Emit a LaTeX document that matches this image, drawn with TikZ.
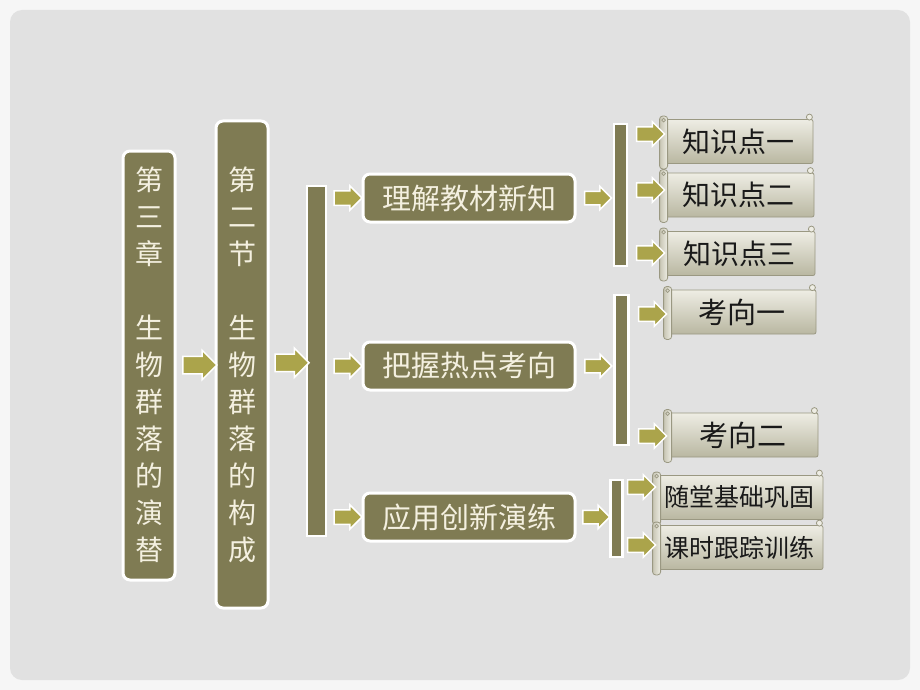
\documentclass[tikz,border=0pt]{standalone}
\usepackage{fontspec}
\setmainfont{Noto Sans CJK SC}
\usetikzlibrary{shapes.arrows,calc}
\definecolor{bgouter}{HTML}{F6F6F6}
\definecolor{bginner}{HTML}{E1E1E1}
\definecolor{boxolive}{HTML}{7F7B53}
\definecolor{arrowc}{HTML}{ABA44B}
\definecolor{cream}{HTML}{F4F0E0}
\definecolor{scrolllight}{HTML}{EEEDE4}
\definecolor{scrolldark}{HTML}{B9B7A1}
\definecolor{scrolledge}{HTML}{9A9882}
\tikzset{
  obox/.style={fill=boxolive, draw=white, line width=3pt, rounded corners=7pt, inner sep=0pt},
  barbox/.style={fill=boxolive, draw=white, line width=2.5pt, inner sep=0pt},
  vtext/.style={text=cream, font=\fontsize{28}{37}\selectfont, align=center, inner sep=0pt, anchor=north},
  htext/.style={text=cream, font=\fontsize{29}{34}\selectfont},
  barrow/.style={single arrow, fill=arrowc, draw=white, line width=1.5pt, inner sep=8pt,
    single arrow head extend=6pt, minimum height=34pt},
  sarrow/.style={single arrow, fill=arrowc, draw=white, line width=1.5pt, inner sep=6.5pt,
    single arrow head extend=5pt, minimum height=28pt},
  ssarrow/.style={sarrow, inner sep=6pt, minimum height=27pt},
  scrollbody/.style={top color=scrolllight, bottom color=scrolldark, draw=scrolledge, line width=0.8pt,
    rounded corners=2pt, inner sep=0pt, minimum height=44pt, text=black!90},
}
\newcommand{\scrolldeco}[1]{%
  \draw[scrolledge, line width=0.8pt, left color=scrolldark!80, right color=scrolllight, rounded corners=3pt]
    ([xshift=-3pt,yshift=3pt]#1.north west) rectangle ([xshift=5pt,yshift=-5pt]#1.south west);
  \draw[scrolledge, line width=0.7pt] ([xshift=1pt,yshift=-1pt]#1.north west) circle (1.8pt);
  \draw[scrolledge, line width=0.8pt, fill=scrolllight] ([xshift=-4pt,yshift=2pt]#1.north east) circle (3pt);
}
\begin{document}
\begin{tikzpicture}[x=1pt,y=-1pt]
\useasboundingbox (0,0) rectangle (920,690);
\fill[bgouter] (0,0) rectangle (920,690);
\fill[bginner, rounded corners=12pt] (10,10) rectangle (910,680);

% first column
\node[obox, minimum width=52pt, minimum height=429pt] (c3) at (149,365.5) {};
\node[vtext] (c3t) at (149,167) {第\\三\\章\\[37pt]生\\物\\群\\落\\的\\演\\替};
\node[obox, minimum width=52pt, minimum height=487pt] (s2) at (242,364.5) {};
\node[vtext] (s2t) at (242,167) {第\\二\\节\\[37pt]生\\物\\群\\落\\的\\构\\成};
\node[barbox, minimum width=19pt, minimum height=350pt] (b1) at (316.5,361) {};

\node[barrow] (a1) at ($(c3.east)!0.5!(s2.west)$) {};
\node[barrow] (a2) at ($(s2.east)!0.5!(b1.west)$) {};

% second column
\node[obox, minimum width=212pt, minimum height=48pt, htext] (k1) at (469,198) {理解教材新知};
\node[obox, minimum width=212pt, minimum height=48pt, htext] (k2) at (469,366) {把握热点考向};
\node[obox, minimum width=212pt, minimum height=48pt, htext] (k3) at (469,517) {应用创新演练};

\node[sarrow] (a3) at ($(b1.east|-k1.west)!0.5!(k1.west)$) {};
\node[sarrow] (a4) at ($(b1.east|-k2.west)!0.5!(k2.west)$) {};
\node[sarrow] (a5) at ($(b1.east|-k3.west)!0.5!(k3.west)$) {};

% bars of third column
\node[barbox, minimum width=13pt, minimum height=142pt] (b2) at (620.5,195) {};
\node[barbox, minimum width=14pt, minimum height=150pt] (b3) at (621.5,370) {};
\node[barbox, minimum width=12pt, minimum height=77pt] (b4) at (616.5,518.5) {};

\node[ssarrow] (a6) at ($(k1.east)!0.5!(b2.west|-k1.east)$) {};
\node[ssarrow] (a7) at ($(k2.east)!0.5!(b3.west|-k2.east)$) {};
\node[ssarrow] (a8) at ($(k3.east)!0.5!(b4.west|-k3.east)$) {};

% scrolls
\node[scrollbody, minimum width=150pt, font=\fontsize{28}{30}\selectfont] (sa) at (738,141.5) {知识点一};
\node[scrollbody, minimum width=151pt, font=\fontsize{28}{30}\selectfont] (sb) at (738.5,195) {知识点二};
\node[scrollbody, minimum width=152pt, font=\fontsize{28}{30}\selectfont] (sc) at (739,253.5) {知识点三};
\node[scrollbody, minimum width=149pt, font=\fontsize{29}{30}\selectfont] (sd) at (741.5,312) {考向一};
\node[scrollbody, minimum width=151pt, font=\fontsize{29}{30}\selectfont] (se) at (742.5,435) {考向二};
\node[scrollbody, minimum width=167pt, font=\fontsize{25}{28}\selectfont] (sf) at (739.5,497.5) {随堂基础巩固};
\node[scrollbody, minimum width=167pt, font=\fontsize{25}{28}\selectfont] (sg) at (739.5,547.5) {课时跟踪训练};
\foreach \s in {sa,sb,sc,sd,se,sf,sg}{\scrolldeco{\s}}

\node[sarrow] (a9) at (647,134) {};
\node[sarrow] (a10) at (647,190) {};
\node[sarrow] (a11) at (647,253) {};
\node[sarrow] (a12) at (649,314) {};
\node[sarrow] (a13) at (649,436) {};
\node[sarrow] (a14) at (638,487) {};
\node[sarrow] (a15) at (638,545) {};
\end{tikzpicture}
\end{document}
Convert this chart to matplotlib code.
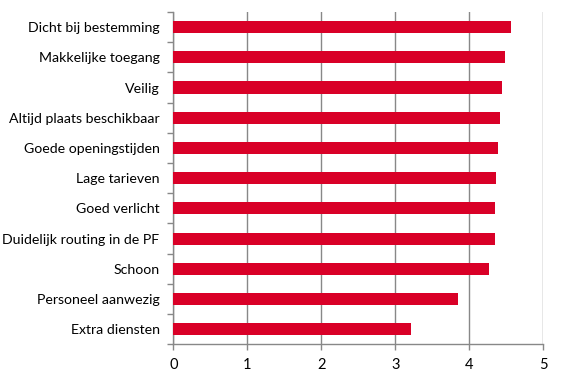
import matplotlib.pyplot as plt
import numpy as np

# data
labels = [
    "Dicht bij bestemming",
    "Makkelijke toegang",
    "Veilig",
    "Altijd plaats beschikbaar",
    "Goede openingstijden",
    "Lage tarieven",
    "Goed verlicht",
    "Duidelijk routing in de PF",
    "Schoon",
    "Personeel aanwezig",
    "Extra diensten",
]
scores = [4.56, 4.48, 4.44, 4.41, 4.39, 4.36, 4.35, 4.35, 4.27, 3.85, 3.21]
x_ticks = [0, 1, 2, 3, 4, 5]

plt.rcParams['font.family'] = ['Lato', 'DejaVu Sans']

fig = plt.figure(figsize=(5.64, 3.81), dpi=100)
ax = fig.add_axes([0.3076, 0.0963, 0.6557, 0.8722])

y = np.arange(len(labels))
ax.barh(y, scores, height=0.4, color="#D90027", zorder=3)

ax.set_xlim(0, 5)
ax.set_ylim(len(labels) - 0.5, -0.5)
ax.set_xticks(x_ticks)
ax.set_yticks(y)
ax.set_yticklabels(labels)
ax.set_yticks(np.arange(-0.5, len(labels), 1.0), minor=True)

ax.grid(axis="x", color="#888888", linewidth=1, zorder=0)
for s in ["top", "right"]:
    ax.spines[s].set_visible(False)
for s in ["left", "bottom"]:
    ax.spines[s].set_color("#888888")
    ax.spines[s].set_linewidth(1)

ax.tick_params(axis="y", which="major", length=0, pad=10, labelsize=10.2)
ax.tick_params(axis="y", which="minor", length=4, color="#888888", width=1)
ax.tick_params(axis="x", length=4, color="#888888", width=1, labelsize=10.5, pad=6)

fig.savefig("out.png", dpi=100)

※

▶ Given request: Without the pictures, copy the material exactly as given.

▶ Reply to the exercise:
Emit a LaTeX document that matches this image, drawn with TikZ.
\documentclass[tikz,border=0pt]{standalone}
\usepackage{fontspec}
\setmainfont{Noto Sans CJK SC}
\usetikzlibrary{shapes.arrows,calc}
\definecolor{bgouter}{HTML}{F6F6F6}
\definecolor{bginner}{HTML}{E1E1E1}
\definecolor{boxolive}{HTML}{7F7B53}
\definecolor{arrowc}{HTML}{ABA44B}
\definecolor{cream}{HTML}{F4F0E0}
\definecolor{scrolllight}{HTML}{EEEDE4}
\definecolor{scrolldark}{HTML}{B9B7A1}
\definecolor{scrolledge}{HTML}{9A9882}
\tikzset{
  obox/.style={fill=boxolive, draw=white, line width=3pt, rounded corners=7pt, inner sep=0pt},
  barbox/.style={fill=boxolive, draw=white, line width=2.5pt, inner sep=0pt},
  vtext/.style={text=cream, font=\fontsize{28}{37}\selectfont, align=center, inner sep=0pt, anchor=north},
  htext/.style={text=cream, font=\fontsize{29}{34}\selectfont},
  barrow/.style={single arrow, fill=arrowc, draw=white, line width=1.5pt, inner sep=8pt,
    single arrow head extend=6pt, minimum height=34pt},
  sarrow/.style={single arrow, fill=arrowc, draw=white, line width=1.5pt, inner sep=6.5pt,
    single arrow head extend=5pt, minimum height=28pt},
  ssarrow/.style={sarrow, inner sep=6pt, minimum height=27pt},
  scrollbody/.style={top color=scrolllight, bottom color=scrolldark, draw=scrolledge, line width=0.8pt,
    rounded corners=2pt, inner sep=0pt, minimum height=44pt, text=black!90},
}
\newcommand{\scrolldeco}[1]{%
  \draw[scrolledge, line width=0.8pt, left color=scrolldark!80, right color=scrolllight, rounded corners=3pt]
    ([xshift=-3pt,yshift=3pt]#1.north west) rectangle ([xshift=5pt,yshift=-5pt]#1.south west);
  \draw[scrolledge, line width=0.7pt] ([xshift=1pt,yshift=-1pt]#1.north west) circle (1.8pt);
  \draw[scrolledge, line width=0.8pt, fill=scrolllight] ([xshift=-4pt,yshift=2pt]#1.north east) circle (3pt);
}
\begin{document}
\begin{tikzpicture}[x=1pt,y=-1pt]
\useasboundingbox (0,0) rectangle (920,690);
\fill[bgouter] (0,0) rectangle (920,690);
\fill[bginner, rounded corners=12pt] (10,10) rectangle (910,680);

% first column
\node[obox, minimum width=52pt, minimum height=429pt] (c3) at (149,365.5) {};
\node[vtext] (c3t) at (149,167) {第\\三\\章\\[37pt]生\\物\\群\\落\\的\\演\\替};
\node[obox, minimum width=52pt, minimum height=487pt] (s2) at (242,364.5) {};
\node[vtext] (s2t) at (242,167) {第\\二\\节\\[37pt]生\\物\\群\\落\\的\\构\\成};
\node[barbox, minimum width=19pt, minimum height=350pt] (b1) at (316.5,361) {};

\node[barrow] (a1) at ($(c3.east)!0.5!(s2.west)$) {};
\node[barrow] (a2) at ($(s2.east)!0.5!(b1.west)$) {};

% second column
\node[obox, minimum width=212pt, minimum height=48pt, htext] (k1) at (469,198) {理解教材新知};
\node[obox, minimum width=212pt, minimum height=48pt, htext] (k2) at (469,366) {把握热点考向};
\node[obox, minimum width=212pt, minimum height=48pt, htext] (k3) at (469,517) {应用创新演练};

\node[sarrow] (a3) at ($(b1.east|-k1.west)!0.5!(k1.west)$) {};
\node[sarrow] (a4) at ($(b1.east|-k2.west)!0.5!(k2.west)$) {};
\node[sarrow] (a5) at ($(b1.east|-k3.west)!0.5!(k3.west)$) {};

% bars of third column
\node[barbox, minimum width=13pt, minimum height=142pt] (b2) at (620.5,195) {};
\node[barbox, minimum width=14pt, minimum height=150pt] (b3) at (621.5,370) {};
\node[barbox, minimum width=12pt, minimum height=77pt] (b4) at (616.5,518.5) {};

\node[ssarrow] (a6) at ($(k1.east)!0.5!(b2.west|-k1.east)$) {};
\node[ssarrow] (a7) at ($(k2.east)!0.5!(b3.west|-k2.east)$) {};
\node[ssarrow] (a8) at ($(k3.east)!0.5!(b4.west|-k3.east)$) {};

% scrolls
\node[scrollbody, minimum width=150pt, font=\fontsize{28}{30}\selectfont] (sa) at (738,141.5) {知识点一};
\node[scrollbody, minimum width=151pt, font=\fontsize{28}{30}\selectfont] (sb) at (738.5,195) {知识点二};
\node[scrollbody, minimum width=152pt, font=\fontsize{28}{30}\selectfont] (sc) at (739,253.5) {知识点三};
\node[scrollbody, minimum width=149pt, font=\fontsize{29}{30}\selectfont] (sd) at (741.5,312) {考向一};
\node[scrollbody, minimum width=151pt, font=\fontsize{29}{30}\selectfont] (se) at (742.5,435) {考向二};
\node[scrollbody, minimum width=167pt, font=\fontsize{25}{28}\selectfont] (sf) at (739.5,497.5) {随堂基础巩固};
\node[scrollbody, minimum width=167pt, font=\fontsize{25}{28}\selectfont] (sg) at (739.5,547.5) {课时跟踪训练};
\foreach \s in {sa,sb,sc,sd,se,sf,sg}{\scrolldeco{\s}}

\node[sarrow] (a9) at (647,134) {};
\node[sarrow] (a10) at (647,190) {};
\node[sarrow] (a11) at (647,253) {};
\node[sarrow] (a12) at (649,314) {};
\node[sarrow] (a13) at (649,436) {};
\node[sarrow] (a14) at (638,487) {};
\node[sarrow] (a15) at (638,545) {};
\end{tikzpicture}
\end{document}
Convert this chart to matplotlib code.
import matplotlib.pyplot as plt
import numpy as np

# data
labels = [
    "Dicht bij bestemming",
    "Makkelijke toegang",
    "Veilig",
    "Altijd plaats beschikbaar",
    "Goede openingstijden",
    "Lage tarieven",
    "Goed verlicht",
    "Duidelijk routing in de PF",
    "Schoon",
    "Personeel aanwezig",
    "Extra diensten",
]
scores = [4.56, 4.48, 4.44, 4.41, 4.39, 4.36, 4.35, 4.35, 4.27, 3.85, 3.21]
x_ticks = [0, 1, 2, 3, 4, 5]

plt.rcParams['font.family'] = ['Lato', 'DejaVu Sans']

fig = plt.figure(figsize=(5.64, 3.81), dpi=100)
ax = fig.add_axes([0.3076, 0.0963, 0.6557, 0.8722])

y = np.arange(len(labels))
ax.barh(y, scores, height=0.4, color="#D90027", zorder=3)

ax.set_xlim(0, 5)
ax.set_ylim(len(labels) - 0.5, -0.5)
ax.set_xticks(x_ticks)
ax.set_yticks(y)
ax.set_yticklabels(labels)
ax.set_yticks(np.arange(-0.5, len(labels), 1.0), minor=True)

ax.grid(axis="x", color="#888888", linewidth=1, zorder=0)
for s in ["top", "right"]:
    ax.spines[s].set_visible(False)
for s in ["left", "bottom"]:
    ax.spines[s].set_color("#888888")
    ax.spines[s].set_linewidth(1)

ax.tick_params(axis="y", which="major", length=0, pad=10, labelsize=10.2)
ax.tick_params(axis="y", which="minor", length=4, color="#888888", width=1)
ax.tick_params(axis="x", length=4, color="#888888", width=1, labelsize=10.5, pad=6)

fig.savefig("out.png", dpi=100)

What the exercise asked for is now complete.